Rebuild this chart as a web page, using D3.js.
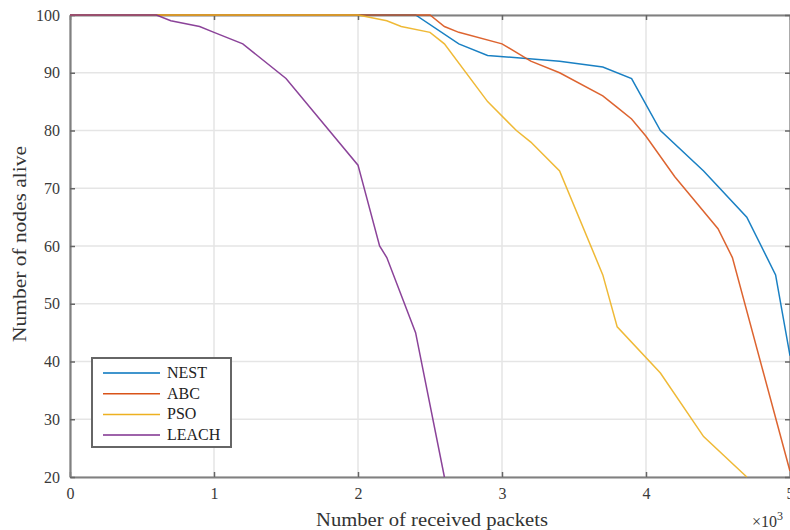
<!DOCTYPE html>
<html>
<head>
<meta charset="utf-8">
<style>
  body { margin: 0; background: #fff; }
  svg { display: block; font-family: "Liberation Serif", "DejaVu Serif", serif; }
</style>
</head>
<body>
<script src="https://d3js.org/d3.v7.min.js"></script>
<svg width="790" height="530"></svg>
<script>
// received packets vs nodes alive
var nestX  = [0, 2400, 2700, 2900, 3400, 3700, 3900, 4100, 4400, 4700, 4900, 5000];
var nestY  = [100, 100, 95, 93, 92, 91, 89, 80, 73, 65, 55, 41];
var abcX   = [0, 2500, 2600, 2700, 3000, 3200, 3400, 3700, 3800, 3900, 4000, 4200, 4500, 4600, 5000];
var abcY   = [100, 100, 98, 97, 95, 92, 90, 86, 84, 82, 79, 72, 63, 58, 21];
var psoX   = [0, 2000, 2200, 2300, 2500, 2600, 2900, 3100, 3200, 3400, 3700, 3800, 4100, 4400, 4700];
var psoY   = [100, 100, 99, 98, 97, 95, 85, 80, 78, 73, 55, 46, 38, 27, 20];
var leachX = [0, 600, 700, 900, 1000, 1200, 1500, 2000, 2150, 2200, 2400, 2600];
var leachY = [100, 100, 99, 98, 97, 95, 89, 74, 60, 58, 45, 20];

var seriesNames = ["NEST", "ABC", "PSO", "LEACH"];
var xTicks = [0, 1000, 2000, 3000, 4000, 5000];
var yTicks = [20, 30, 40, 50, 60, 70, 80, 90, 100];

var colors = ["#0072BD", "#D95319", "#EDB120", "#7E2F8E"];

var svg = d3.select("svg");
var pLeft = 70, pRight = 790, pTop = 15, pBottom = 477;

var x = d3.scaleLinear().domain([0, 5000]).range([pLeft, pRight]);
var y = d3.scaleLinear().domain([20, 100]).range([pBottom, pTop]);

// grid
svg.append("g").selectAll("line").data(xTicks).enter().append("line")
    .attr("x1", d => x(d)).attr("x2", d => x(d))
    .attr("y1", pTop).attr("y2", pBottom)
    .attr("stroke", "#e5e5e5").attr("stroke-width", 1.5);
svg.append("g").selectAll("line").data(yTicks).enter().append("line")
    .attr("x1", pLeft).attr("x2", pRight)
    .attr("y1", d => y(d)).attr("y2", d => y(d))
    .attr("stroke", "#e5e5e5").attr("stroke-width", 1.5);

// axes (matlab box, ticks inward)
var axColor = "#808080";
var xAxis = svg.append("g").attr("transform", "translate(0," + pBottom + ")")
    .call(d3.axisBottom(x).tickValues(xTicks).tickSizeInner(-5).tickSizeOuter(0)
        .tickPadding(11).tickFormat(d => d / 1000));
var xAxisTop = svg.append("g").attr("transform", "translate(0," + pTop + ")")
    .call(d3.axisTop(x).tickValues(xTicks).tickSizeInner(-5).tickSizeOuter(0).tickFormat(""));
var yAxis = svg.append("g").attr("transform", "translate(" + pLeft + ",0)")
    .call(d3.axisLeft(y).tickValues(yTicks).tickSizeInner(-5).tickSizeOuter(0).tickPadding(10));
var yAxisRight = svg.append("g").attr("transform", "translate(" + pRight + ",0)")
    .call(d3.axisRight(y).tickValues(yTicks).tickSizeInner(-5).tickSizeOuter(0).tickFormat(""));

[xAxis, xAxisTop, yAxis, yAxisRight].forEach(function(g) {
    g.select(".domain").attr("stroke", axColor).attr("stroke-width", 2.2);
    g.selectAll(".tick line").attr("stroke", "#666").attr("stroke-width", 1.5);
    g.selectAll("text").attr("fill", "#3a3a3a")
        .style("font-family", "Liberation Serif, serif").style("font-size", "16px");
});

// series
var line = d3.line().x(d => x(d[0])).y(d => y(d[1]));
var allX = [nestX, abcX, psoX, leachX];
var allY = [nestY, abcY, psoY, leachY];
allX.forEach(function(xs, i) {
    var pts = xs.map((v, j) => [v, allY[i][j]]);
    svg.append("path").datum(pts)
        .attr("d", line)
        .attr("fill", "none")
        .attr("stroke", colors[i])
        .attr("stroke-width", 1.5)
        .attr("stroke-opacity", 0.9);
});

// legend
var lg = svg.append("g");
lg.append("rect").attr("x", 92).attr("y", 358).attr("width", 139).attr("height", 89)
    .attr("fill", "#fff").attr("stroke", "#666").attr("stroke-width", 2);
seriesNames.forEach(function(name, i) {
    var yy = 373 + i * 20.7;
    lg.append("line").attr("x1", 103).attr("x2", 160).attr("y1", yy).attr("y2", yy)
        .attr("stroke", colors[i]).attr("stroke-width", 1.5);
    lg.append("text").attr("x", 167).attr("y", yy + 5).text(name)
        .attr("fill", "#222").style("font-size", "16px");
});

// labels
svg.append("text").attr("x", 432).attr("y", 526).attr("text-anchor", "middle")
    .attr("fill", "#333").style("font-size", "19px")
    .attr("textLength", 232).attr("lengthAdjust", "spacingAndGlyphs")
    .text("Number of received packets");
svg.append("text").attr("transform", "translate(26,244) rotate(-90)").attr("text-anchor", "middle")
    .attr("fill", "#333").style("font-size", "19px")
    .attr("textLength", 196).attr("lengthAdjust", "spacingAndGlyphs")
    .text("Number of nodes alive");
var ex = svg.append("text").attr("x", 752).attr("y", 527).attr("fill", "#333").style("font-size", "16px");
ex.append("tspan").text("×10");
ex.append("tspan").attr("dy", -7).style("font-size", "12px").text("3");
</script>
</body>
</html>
+++++
*Task to complete:* Write out the material above once more, exactly as it reads, with no pictures.

*Problem solution:*
Rebuild this chart as a web page, using D3.js.
<!DOCTYPE html>
<html>
<head>
<meta charset="utf-8">
<style>
  body { margin: 0; background: #fff; }
  svg { display: block; font-family: "Liberation Serif", "DejaVu Serif", serif; }
</style>
</head>
<body>
<script src="https://d3js.org/d3.v7.min.js"></script>
<svg width="790" height="530"></svg>
<script>
// received packets vs nodes alive
var nestX  = [0, 2400, 2700, 2900, 3400, 3700, 3900, 4100, 4400, 4700, 4900, 5000];
var nestY  = [100, 100, 95, 93, 92, 91, 89, 80, 73, 65, 55, 41];
var abcX   = [0, 2500, 2600, 2700, 3000, 3200, 3400, 3700, 3800, 3900, 4000, 4200, 4500, 4600, 5000];
var abcY   = [100, 100, 98, 97, 95, 92, 90, 86, 84, 82, 79, 72, 63, 58, 21];
var psoX   = [0, 2000, 2200, 2300, 2500, 2600, 2900, 3100, 3200, 3400, 3700, 3800, 4100, 4400, 4700];
var psoY   = [100, 100, 99, 98, 97, 95, 85, 80, 78, 73, 55, 46, 38, 27, 20];
var leachX = [0, 600, 700, 900, 1000, 1200, 1500, 2000, 2150, 2200, 2400, 2600];
var leachY = [100, 100, 99, 98, 97, 95, 89, 74, 60, 58, 45, 20];

var seriesNames = ["NEST", "ABC", "PSO", "LEACH"];
var xTicks = [0, 1000, 2000, 3000, 4000, 5000];
var yTicks = [20, 30, 40, 50, 60, 70, 80, 90, 100];

var colors = ["#0072BD", "#D95319", "#EDB120", "#7E2F8E"];

var svg = d3.select("svg");
var pLeft = 70, pRight = 790, pTop = 15, pBottom = 477;

var x = d3.scaleLinear().domain([0, 5000]).range([pLeft, pRight]);
var y = d3.scaleLinear().domain([20, 100]).range([pBottom, pTop]);

// grid
svg.append("g").selectAll("line").data(xTicks).enter().append("line")
    .attr("x1", d => x(d)).attr("x2", d => x(d))
    .attr("y1", pTop).attr("y2", pBottom)
    .attr("stroke", "#e5e5e5").attr("stroke-width", 1.5);
svg.append("g").selectAll("line").data(yTicks).enter().append("line")
    .attr("x1", pLeft).attr("x2", pRight)
    .attr("y1", d => y(d)).attr("y2", d => y(d))
    .attr("stroke", "#e5e5e5").attr("stroke-width", 1.5);

// axes (matlab box, ticks inward)
var axColor = "#808080";
var xAxis = svg.append("g").attr("transform", "translate(0," + pBottom + ")")
    .call(d3.axisBottom(x).tickValues(xTicks).tickSizeInner(-5).tickSizeOuter(0)
        .tickPadding(11).tickFormat(d => d / 1000));
var xAxisTop = svg.append("g").attr("transform", "translate(0," + pTop + ")")
    .call(d3.axisTop(x).tickValues(xTicks).tickSizeInner(-5).tickSizeOuter(0).tickFormat(""));
var yAxis = svg.append("g").attr("transform", "translate(" + pLeft + ",0)")
    .call(d3.axisLeft(y).tickValues(yTicks).tickSizeInner(-5).tickSizeOuter(0).tickPadding(10));
var yAxisRight = svg.append("g").attr("transform", "translate(" + pRight + ",0)")
    .call(d3.axisRight(y).tickValues(yTicks).tickSizeInner(-5).tickSizeOuter(0).tickFormat(""));

[xAxis, xAxisTop, yAxis, yAxisRight].forEach(function(g) {
    g.select(".domain").attr("stroke", axColor).attr("stroke-width", 2.2);
    g.selectAll(".tick line").attr("stroke", "#666").attr("stroke-width", 1.5);
    g.selectAll("text").attr("fill", "#3a3a3a")
        .style("font-family", "Liberation Serif, serif").style("font-size", "16px");
});

// series
var line = d3.line().x(d => x(d[0])).y(d => y(d[1]));
var allX = [nestX, abcX, psoX, leachX];
var allY = [nestY, abcY, psoY, leachY];
allX.forEach(function(xs, i) {
    var pts = xs.map((v, j) => [v, allY[i][j]]);
    svg.append("path").datum(pts)
        .attr("d", line)
        .attr("fill", "none")
        .attr("stroke", colors[i])
        .attr("stroke-width", 1.5)
        .attr("stroke-opacity", 0.9);
});

// legend
var lg = svg.append("g");
lg.append("rect").attr("x", 92).attr("y", 358).attr("width", 139).attr("height", 89)
    .attr("fill", "#fff").attr("stroke", "#666").attr("stroke-width", 2);
seriesNames.forEach(function(name, i) {
    var yy = 373 + i * 20.7;
    lg.append("line").attr("x1", 103).attr("x2", 160).attr("y1", yy).attr("y2", yy)
        .attr("stroke", colors[i]).attr("stroke-width", 1.5);
    lg.append("text").attr("x", 167).attr("y", yy + 5).text(name)
        .attr("fill", "#222").style("font-size", "16px");
});

// labels
svg.append("text").attr("x", 432).attr("y", 526).attr("text-anchor", "middle")
    .attr("fill", "#333").style("font-size", "19px")
    .attr("textLength", 232).attr("lengthAdjust", "spacingAndGlyphs")
    .text("Number of received packets");
svg.append("text").attr("transform", "translate(26,244) rotate(-90)").attr("text-anchor", "middle")
    .attr("fill", "#333").style("font-size", "19px")
    .attr("textLength", 196).attr("lengthAdjust", "spacingAndGlyphs")
    .text("Number of nodes alive");
var ex = svg.append("text").attr("x", 752).attr("y", 527).attr("fill", "#333").style("font-size", "16px");
ex.append("tspan").text("×10");
ex.append("tspan").attr("dy", -7).style("font-size", "12px").text("3");
</script>
</body>
</html>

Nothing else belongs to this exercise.